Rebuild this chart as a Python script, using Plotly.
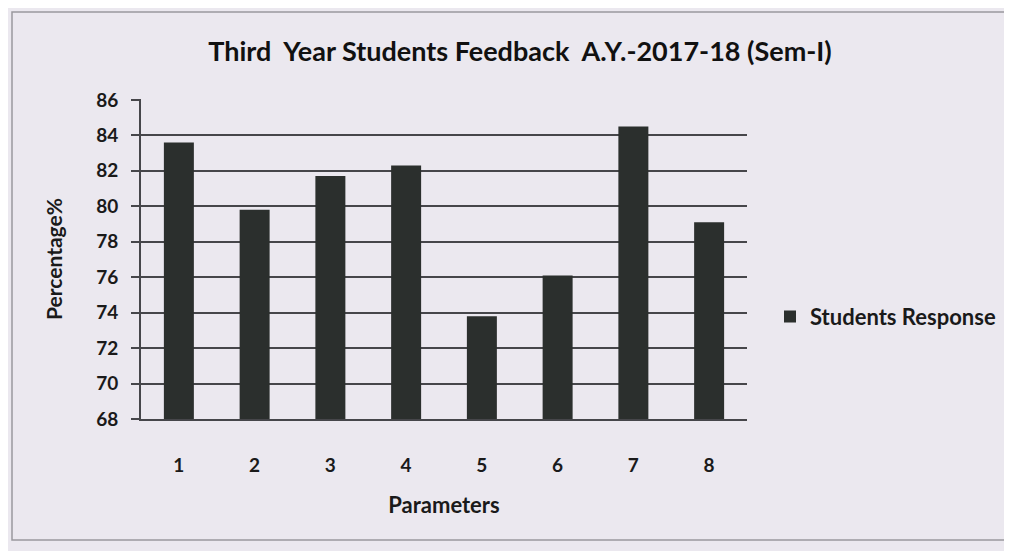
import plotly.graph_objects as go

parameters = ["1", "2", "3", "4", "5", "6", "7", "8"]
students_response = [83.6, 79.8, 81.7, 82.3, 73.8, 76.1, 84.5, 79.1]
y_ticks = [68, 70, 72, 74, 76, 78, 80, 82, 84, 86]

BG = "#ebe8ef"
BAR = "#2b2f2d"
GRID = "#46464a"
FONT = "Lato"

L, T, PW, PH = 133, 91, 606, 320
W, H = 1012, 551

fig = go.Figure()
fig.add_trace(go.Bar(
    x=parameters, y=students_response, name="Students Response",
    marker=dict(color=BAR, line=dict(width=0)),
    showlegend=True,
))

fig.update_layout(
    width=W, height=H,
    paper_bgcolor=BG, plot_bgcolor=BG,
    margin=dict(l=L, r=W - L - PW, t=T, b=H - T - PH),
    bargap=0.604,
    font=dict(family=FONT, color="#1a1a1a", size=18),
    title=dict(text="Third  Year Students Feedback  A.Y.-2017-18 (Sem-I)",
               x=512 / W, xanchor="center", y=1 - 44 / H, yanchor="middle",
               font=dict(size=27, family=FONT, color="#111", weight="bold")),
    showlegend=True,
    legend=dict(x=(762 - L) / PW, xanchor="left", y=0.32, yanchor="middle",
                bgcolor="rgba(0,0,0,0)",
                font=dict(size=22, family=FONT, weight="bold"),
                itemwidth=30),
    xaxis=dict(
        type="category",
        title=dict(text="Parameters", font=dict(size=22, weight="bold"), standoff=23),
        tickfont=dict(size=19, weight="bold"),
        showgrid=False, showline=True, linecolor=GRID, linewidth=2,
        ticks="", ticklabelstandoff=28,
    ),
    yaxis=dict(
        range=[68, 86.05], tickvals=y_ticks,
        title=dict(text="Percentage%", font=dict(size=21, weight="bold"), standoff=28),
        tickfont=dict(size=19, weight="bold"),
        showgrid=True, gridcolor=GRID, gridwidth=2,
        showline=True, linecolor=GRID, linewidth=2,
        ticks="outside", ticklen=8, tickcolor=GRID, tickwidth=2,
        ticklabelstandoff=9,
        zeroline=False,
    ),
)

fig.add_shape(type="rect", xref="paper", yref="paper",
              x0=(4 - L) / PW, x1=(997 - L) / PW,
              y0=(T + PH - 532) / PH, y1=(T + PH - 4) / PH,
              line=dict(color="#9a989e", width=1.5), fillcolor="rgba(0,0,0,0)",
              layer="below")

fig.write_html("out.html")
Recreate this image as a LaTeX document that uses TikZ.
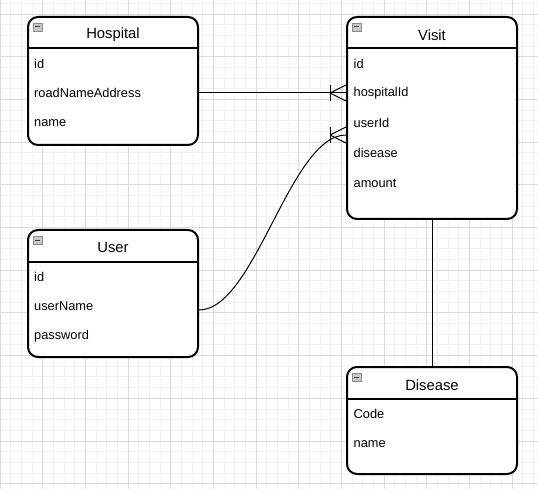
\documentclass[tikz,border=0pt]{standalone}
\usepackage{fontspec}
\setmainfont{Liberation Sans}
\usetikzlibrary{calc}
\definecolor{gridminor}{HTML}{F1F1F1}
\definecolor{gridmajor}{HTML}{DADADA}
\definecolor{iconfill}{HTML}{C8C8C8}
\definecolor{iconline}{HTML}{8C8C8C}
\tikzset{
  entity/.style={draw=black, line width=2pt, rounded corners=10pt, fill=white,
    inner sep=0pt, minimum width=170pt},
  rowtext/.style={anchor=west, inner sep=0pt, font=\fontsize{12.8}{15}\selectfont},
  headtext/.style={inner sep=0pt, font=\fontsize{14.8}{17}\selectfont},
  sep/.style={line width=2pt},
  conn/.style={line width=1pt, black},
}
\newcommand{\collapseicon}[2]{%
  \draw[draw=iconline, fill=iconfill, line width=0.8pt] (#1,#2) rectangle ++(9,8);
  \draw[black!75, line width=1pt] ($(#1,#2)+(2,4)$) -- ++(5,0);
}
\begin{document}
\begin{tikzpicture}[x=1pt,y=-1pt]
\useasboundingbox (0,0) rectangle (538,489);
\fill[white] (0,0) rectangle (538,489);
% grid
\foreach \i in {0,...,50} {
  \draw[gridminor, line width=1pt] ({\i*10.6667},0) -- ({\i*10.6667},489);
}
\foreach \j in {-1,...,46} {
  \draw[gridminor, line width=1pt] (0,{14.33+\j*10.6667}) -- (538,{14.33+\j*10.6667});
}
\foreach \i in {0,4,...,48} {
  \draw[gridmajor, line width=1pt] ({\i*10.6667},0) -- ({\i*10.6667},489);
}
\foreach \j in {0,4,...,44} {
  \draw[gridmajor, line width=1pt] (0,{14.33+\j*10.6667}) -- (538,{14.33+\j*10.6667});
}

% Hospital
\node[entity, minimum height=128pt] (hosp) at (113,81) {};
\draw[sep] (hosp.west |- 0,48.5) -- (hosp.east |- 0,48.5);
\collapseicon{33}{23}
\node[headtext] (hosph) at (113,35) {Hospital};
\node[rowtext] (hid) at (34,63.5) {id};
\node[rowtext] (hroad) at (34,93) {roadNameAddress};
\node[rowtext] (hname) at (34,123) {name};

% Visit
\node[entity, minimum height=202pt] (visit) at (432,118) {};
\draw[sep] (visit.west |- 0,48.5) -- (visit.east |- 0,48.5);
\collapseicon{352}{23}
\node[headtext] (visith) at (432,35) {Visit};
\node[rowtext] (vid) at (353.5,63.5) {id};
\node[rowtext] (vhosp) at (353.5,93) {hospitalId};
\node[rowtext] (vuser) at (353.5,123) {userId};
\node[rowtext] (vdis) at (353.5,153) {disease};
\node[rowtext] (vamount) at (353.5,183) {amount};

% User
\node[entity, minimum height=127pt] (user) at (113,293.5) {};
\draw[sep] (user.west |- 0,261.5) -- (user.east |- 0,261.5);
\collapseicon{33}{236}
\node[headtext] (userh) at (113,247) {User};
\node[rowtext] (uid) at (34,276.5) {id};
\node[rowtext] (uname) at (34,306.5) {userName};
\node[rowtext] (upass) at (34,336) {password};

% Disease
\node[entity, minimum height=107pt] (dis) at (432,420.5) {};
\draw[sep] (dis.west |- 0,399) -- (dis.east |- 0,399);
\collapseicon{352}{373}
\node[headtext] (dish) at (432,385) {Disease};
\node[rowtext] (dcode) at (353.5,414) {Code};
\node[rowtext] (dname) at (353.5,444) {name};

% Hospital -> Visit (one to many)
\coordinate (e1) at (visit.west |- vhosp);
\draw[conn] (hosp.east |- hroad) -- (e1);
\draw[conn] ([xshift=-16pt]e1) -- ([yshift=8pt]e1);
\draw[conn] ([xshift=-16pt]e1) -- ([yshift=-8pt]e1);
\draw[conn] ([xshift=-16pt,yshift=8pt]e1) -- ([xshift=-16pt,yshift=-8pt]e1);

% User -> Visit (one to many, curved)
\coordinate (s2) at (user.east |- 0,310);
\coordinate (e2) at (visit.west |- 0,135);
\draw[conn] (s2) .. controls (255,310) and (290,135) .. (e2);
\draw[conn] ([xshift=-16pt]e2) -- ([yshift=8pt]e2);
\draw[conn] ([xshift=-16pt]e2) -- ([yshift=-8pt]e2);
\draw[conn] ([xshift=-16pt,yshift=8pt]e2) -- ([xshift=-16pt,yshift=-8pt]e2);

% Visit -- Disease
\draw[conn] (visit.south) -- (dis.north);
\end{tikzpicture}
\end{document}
--
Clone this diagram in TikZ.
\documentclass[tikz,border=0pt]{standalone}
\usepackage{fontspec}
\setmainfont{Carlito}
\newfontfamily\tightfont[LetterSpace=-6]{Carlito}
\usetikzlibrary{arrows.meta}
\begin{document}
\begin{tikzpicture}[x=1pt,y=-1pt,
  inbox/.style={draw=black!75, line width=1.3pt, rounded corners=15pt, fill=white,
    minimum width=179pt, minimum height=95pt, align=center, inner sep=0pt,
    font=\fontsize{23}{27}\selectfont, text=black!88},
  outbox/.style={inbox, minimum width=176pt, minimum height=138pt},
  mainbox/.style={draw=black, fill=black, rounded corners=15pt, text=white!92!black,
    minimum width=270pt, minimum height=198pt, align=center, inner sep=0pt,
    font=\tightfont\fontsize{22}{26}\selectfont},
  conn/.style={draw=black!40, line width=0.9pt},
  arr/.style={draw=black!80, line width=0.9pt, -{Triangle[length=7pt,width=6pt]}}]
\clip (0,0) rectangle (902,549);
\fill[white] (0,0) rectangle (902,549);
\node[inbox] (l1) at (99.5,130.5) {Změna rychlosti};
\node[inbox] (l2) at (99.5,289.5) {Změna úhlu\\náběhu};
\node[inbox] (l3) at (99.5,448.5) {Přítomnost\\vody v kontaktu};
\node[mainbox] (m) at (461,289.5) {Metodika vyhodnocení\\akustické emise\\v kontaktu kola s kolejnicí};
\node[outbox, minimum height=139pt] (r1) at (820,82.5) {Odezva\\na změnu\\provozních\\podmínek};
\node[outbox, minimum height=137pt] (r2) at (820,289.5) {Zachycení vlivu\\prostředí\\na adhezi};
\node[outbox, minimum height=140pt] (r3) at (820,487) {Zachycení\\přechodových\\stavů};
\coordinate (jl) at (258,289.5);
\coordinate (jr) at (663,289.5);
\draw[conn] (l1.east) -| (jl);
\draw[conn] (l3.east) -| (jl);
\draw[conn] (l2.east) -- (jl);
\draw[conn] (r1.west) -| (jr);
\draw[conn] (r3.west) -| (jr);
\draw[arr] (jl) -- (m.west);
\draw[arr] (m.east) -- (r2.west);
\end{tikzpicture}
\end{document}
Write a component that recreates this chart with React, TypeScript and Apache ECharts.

§ **WHAT IS REQUIRED**
Using the data above, which lines fall from the one with "Rebuild this chart" through the one with "82, 84, 86]"? Repeat them exactly, ends included, minus any pictures.

§ **CORRECT RESULT**
Rebuild this chart as a Python script, using Plotly.
import plotly.graph_objects as go

parameters = ["1", "2", "3", "4", "5", "6", "7", "8"]
students_response = [83.6, 79.8, 81.7, 82.3, 73.8, 76.1, 84.5, 79.1]
y_ticks = [68, 70, 72, 74, 76, 78, 80, 82, 84, 86]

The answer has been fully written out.